§ What is asked: Gather each line containing the string "chart" from these entries.

§ Record set:
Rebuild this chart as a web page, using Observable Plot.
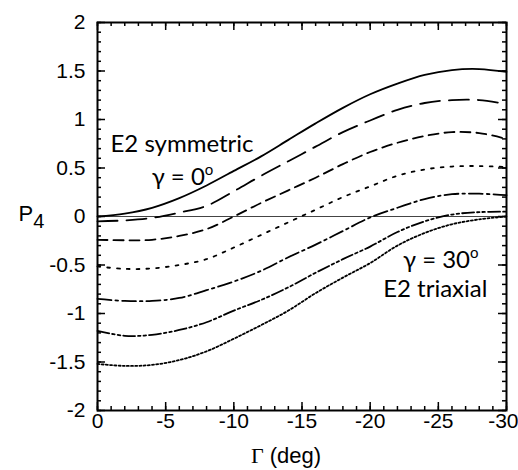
<!DOCTYPE html>
<html><head><meta charset="utf-8">
<script src="https://cdn.jsdelivr.net/npm/d3@7"></script>
<script src="https://cdn.jsdelivr.net/npm/@observablehq/plot@0.6"></script>
<style>body{margin:0;background:#fff} svg{display:block}</style>
</head><body><div id="chart"></div>
<script>
// Γ (deg) sample positions
const gammaDeg = [0,-2,-4,-6,-8,-10,-12,-14,-16,-18,-20,-22,-24,-26,-28,-30];
// P4 curves, from γ = 0° (top, solid) to γ = 30° (bottom)
const p4Gamma0  = [0,0.03,0.09,0.19,0.32,0.47,0.62,0.79,0.96,1.12,1.26,1.37,1.46,1.51,1.52,1.49];
const p4Gamma5  = [-0.05,-0.04,-0.015,0.04,0.11,0.26,0.42,0.57,0.72,0.87,0.99,1.10,1.17,1.20,1.20,1.16];
const p4Gamma10 = [-0.24,-0.245,-0.24,-0.2,-0.13,0.0,0.14,0.27,0.40,0.54,0.665,0.76,0.83,0.87,0.86,0.80];
const p4Gamma15 = [-0.515,-0.54,-0.535,-0.5,-0.44,-0.32,-0.19,-0.06,0.07,0.2,0.31,0.42,0.485,0.515,0.52,0.51];
const p4Gamma20 = [-0.85,-0.87,-0.87,-0.84,-0.76,-0.67,-0.56,-0.42,-0.29,-0.15,-0.01,0.09,0.18,0.23,0.235,0.22];
const p4Gamma25 = [-1.18,-1.23,-1.22,-1.17,-1.09,-0.97,-0.86,-0.73,-0.58,-0.44,-0.31,-0.16,-0.05,0.02,0.045,0.05];
const p4Gamma30 = [-1.52,-1.54,-1.53,-1.48,-1.39,-1.26,-1.12,-0.97,-0.79,-0.63,-0.48,-0.30,-0.17,-0.08,-0.03,0.0];

const xMajor = [0,-5,-10,-15,-20,-25,-30];
const xMinor = d3.range(0,-31,-1);
const yMajor = [-2,-1.5,-1,-0.5,0,0.5,1,1.5,2];
const yMinor = d3.range(-20,21,1).map(v => v/10);

const annotations = [
  {text: "E2 symmetric", x: -0.95, y: 0.67, anchor: "start"},
  {text: "γ = 0°", x: -8.5, y: 0.32, anchor: "end"},
  {text: "γ = 30°", x: -27.95, y: -0.526, anchor: "end"},
  {text: "E2 triaxial", x: -28.6, y: -0.825, anchor: "end"}
];
const xLabel = "Γ (deg)";
const yLabel = "P4";

const allSeries = [p4Gamma0, p4Gamma5, p4Gamma10, p4Gamma15, p4Gamma20, p4Gamma25, p4Gamma30];
const dashes = [null, "20,9", "10,6", "2.8,7", "14,4,2.5,4", "12,3,2.5,3,2.5,3", "2,2.2"];

const W = 518, H = 470, ML = 97, MR = 12, MT = 22, MB = 60;
const FW = W - ML - MR, FH = H - MT - MB;
const xMin = 0, xMax = -30, yMin = -2, yMax = 2;

const lineMarks = allSeries.map((vals, i) => Plot.line(
  gammaDeg.map((g, j) => ({g, p: vals[j]})),
  {x: "g", y: "p", curve: "catmull-rom", stroke: "black", strokeWidth: 1.8, strokeDasharray: dashes[i]}
));

// inward ticks on all four sides, lengths converted from pixels to data units
const toDy = px => px * (yMax - yMin) / FH;
const toDx = px => px * (xMax - xMin) / FW;
const tk = {stroke: "black", strokeWidth: 1.5};
const tickMarks = [
  Plot.ruleX(xMinor, {...tk, x: d => d, y1: yMin, y2: yMin + toDy(4)}),
  Plot.ruleX(xMajor, {...tk, x: d => d, y1: yMin, y2: yMin + toDy(8)}),
  Plot.ruleX(xMinor, {...tk, x: d => d, y1: yMax, y2: yMax - toDy(4)}),
  Plot.ruleX(xMajor, {...tk, x: d => d, y1: yMax, y2: yMax - toDy(8)}),
  Plot.ruleY(yMinor, {...tk, y: d => d, x1: xMin, x2: xMin + toDx(4)}),
  Plot.ruleY(yMajor, {...tk, y: d => d, x1: xMin, x2: xMin + toDx(8)}),
  Plot.ruleY(yMinor, {...tk, y: d => d, x1: xMax, x2: xMax - toDx(4)}),
  Plot.ruleY(yMajor, {...tk, y: d => d, x1: xMax, x2: xMax - toDx(8)})
];

const annoFont = {fontFamily: "Lato, 'Open Sans', sans-serif", fontSize: 24, lineAnchor: "bottom", fill: "black"};

const plot = Plot.plot({
  width: W, height: H,
  marginLeft: ML, marginRight: MR, marginTop: MT, marginBottom: MB,
  x: {domain: [xMin, xMax], label: null},
  y: {domain: [yMin, yMax], label: null},
  style: {fontFamily: "'Liberation Sans', Arial, sans-serif", fontSize: "21px", background: "white", color: "black"},
  marks: [
    Plot.ruleY([0], {stroke: "#444", strokeWidth: 1}),
    ...lineMarks,
    ...tickMarks,
    Plot.axisX({anchor: "bottom", ticks: xMajor, tickSize: 0, tickPadding: 3, tickFormat: d => String(d), fontSize: 21, label: null}),
    Plot.axisY({anchor: "left", ticks: yMajor, tickSize: 0, tickPadding: 12, tickFormat: d => String(d), fontSize: 21, label: null}),
    Plot.frame({stroke: "black", strokeWidth: 2}),
    Plot.text(annotations.filter(a => a.anchor === "start"), {x: "x", y: "y", text: "text", textAnchor: "start", ...annoFont}),
    Plot.text(annotations.filter(a => a.anchor === "end"), {x: "x", y: "y", text: "text", textAnchor: "end", ...annoFont}),
    Plot.text([xLabel], {text: d => d, frameAnchor: "bottom", dx: -16, dy: 52, lineAnchor: "bottom", fontSize: 22, fill: "black"}),
    Plot.text([yLabel], {text: d => d, frameAnchor: "left", dx: -79, dy: 4, textAnchor: "start", lineAnchor: "bottom", fontSize: 22, fill: "black"})
  ]
});

const NS = "http://www.w3.org/2000/svg";
plot.querySelectorAll("text").forEach(el => {
  const t = el.textContent;
  if (el.querySelector("tspan")) return;
  if (t.endsWith("°")) {
    el.textContent = t.slice(0, -1);
    const s = document.createElementNS(NS, "tspan");
    s.setAttribute("dy", "-10"); s.setAttribute("font-size", "15");
    s.textContent = "o"; el.appendChild(s);
  } else if (t === yLabel) {
    el.textContent = "P";
    const s = document.createElementNS(NS, "tspan");
    s.setAttribute("dy", "7"); s.setAttribute("font-size", "20");
    s.textContent = "4"; el.appendChild(s);
  } else if (t === xLabel) {
    el.textContent = "";
    const a = document.createElementNS(NS, "tspan");
    a.setAttribute("font-family", "'Liberation Serif', serif");
    a.textContent = "Γ"; el.appendChild(a);
    const b = document.createElementNS(NS, "tspan");
    b.textContent = " (deg)"; el.appendChild(b);
  } else if (t === "-30") {
    el.setAttribute("text-anchor", "end");
    el.setAttribute("dx", "12");
  }
});
document.getElementById("chart").appendChild(plot);
</script>
</body></html>
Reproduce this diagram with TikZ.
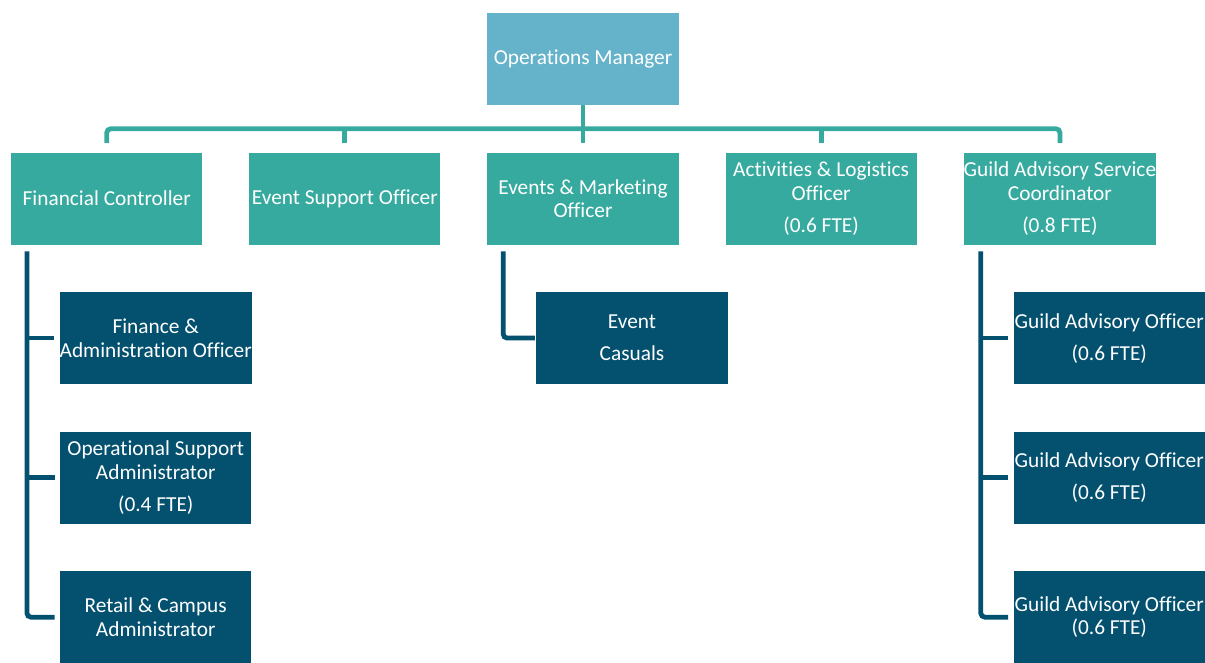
\documentclass[tikz,border=0pt]{standalone}
\usepackage{fontspec}
\setmainfont{Carlito}[Ligatures=NoCommon]
\usetikzlibrary{positioning, calc}
\definecolor{mgrblue}{HTML}{65B3CA}
\definecolor{leadteal}{HTML}{37AAA0}
\definecolor{staffblue}{HTML}{03506F}

\begin{document}
\begin{tikzpicture}[x=0.75pt, y=-0.75pt, node distance=34.9pt]
\tikzstyle{manager} = [rectangle, minimum width=143.3pt, minimum height=69pt, inner sep=0pt, align=center, text=white, fill=mgrblue, font=\fontsize{16}{17.6}\selectfont]
\tikzstyle{lead} = [manager, fill=leadteal]
\tikzstyle{staff} = [manager, fill=staffblue]
\tikzstyle{leadline} = [draw=leadteal, line width=3.6pt, rounded corners=3pt]
\tikzstyle{staffline} = [draw=staffblue, line width=3.6pt, rounded corners=3pt]

\useasboundingbox (0,0) rectangle (1205,662);

% Top of the tree
\node (mgr) [manager] at (583,59) {Operations Manager};

% Team leads
\node (evm) [lead, below=35.25pt of mgr] {Events \& Marketing\\Officer};
\node (eso) [lead, left=of evm] {Event Support Officer};
\node (fic) [lead, left=of eso] {Financial Controller};
\node (alo) [lead, right=of evm] {Activities \& Logistics\\Officer\\[6.4pt](0.6 FTE)};
\node (gas) [lead, right=of alo] {Guild Advisory Service\\Coordinator\\[6.4pt](0.8 FTE)};

% Staff under the leads
\node (fao) [staff, below=35.25pt of fic, xshift=36.75pt] {Finance \&\\Administration Officer};
\node (osa) [staff, below=35.25pt of fao] {Operational Support\\Administrator\\[6.4pt](0.4 FTE)};
\node (rca) [staff, below=35.25pt of osa] {Retail \& Campus\\Administrator};
\node (cas) [staff, below=35.25pt of evm, xshift=36.75pt] {Event\\[6.4pt]Casuals};
\node (gao1) [staff, below=35.25pt of gas, xshift=37pt] {Guild Advisory Officer\\[6.4pt](0.6 FTE)};
\node (gao2) [staff, below=35.25pt of gao1] {Guild Advisory Officer\\[6.4pt](0.6 FTE)};
\node (gao3) [staff, below=35.25pt of gao2] {Guild Advisory Officer\\(0.6 FTE)};

% Bus from the manager to the leads
\coordinate (bus) at ($(mgr.south)!0.5!(evm.north)$);
\draw[leadline] (mgr.south) -- (bus);
\draw[leadline, shorten <=7pt, shorten >=7pt] (fic.north) |- (bus) -| (gas.north);
\foreach \lead in {eso, evm, alo} {
    \draw[leadline, shorten <=7pt] (\lead.north) -- (\lead.north |- bus);
}

% Spines down to the staff
\coordinate (ficspine) at ([xshift=12pt, yshift=-5pt]fic.south west);
\draw[staffline] (ficspine) |- ([xshift=-4pt]rca.west);
\foreach \staff in {fao, osa} {
    \draw[staffline] ([xshift=-4pt]\staff.west) -- (\staff.west -| ficspine);
}
\coordinate (evmspine) at ([xshift=12pt, yshift=-5pt]evm.south west);
\draw[staffline] (evmspine) |- ([xshift=-1pt]cas.west);
\coordinate (gasspine) at ([xshift=13pt, yshift=-5pt]gas.south west);
\draw[staffline] (gasspine) |- ([xshift=-4pt]gao3.west);
\foreach \staff in {gao1, gao2} {
    \draw[staffline] ([xshift=-4pt]\staff.west) -- (\staff.west -| gasspine);
}

\end{tikzpicture}
\end{document}
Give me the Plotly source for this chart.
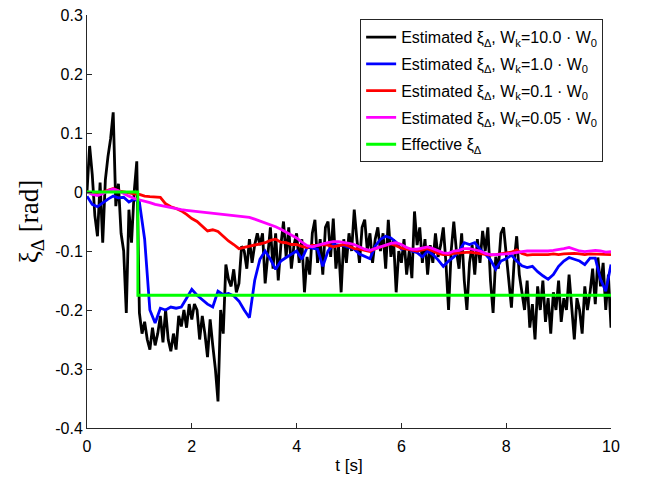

§ Output of the task:
Rebuild this chart as a web page, using Observable Plot.
</head><body><div id="chart"></div>
document.getElementById("chart").appendChild(plot);
Give me the Plotly source for this chart.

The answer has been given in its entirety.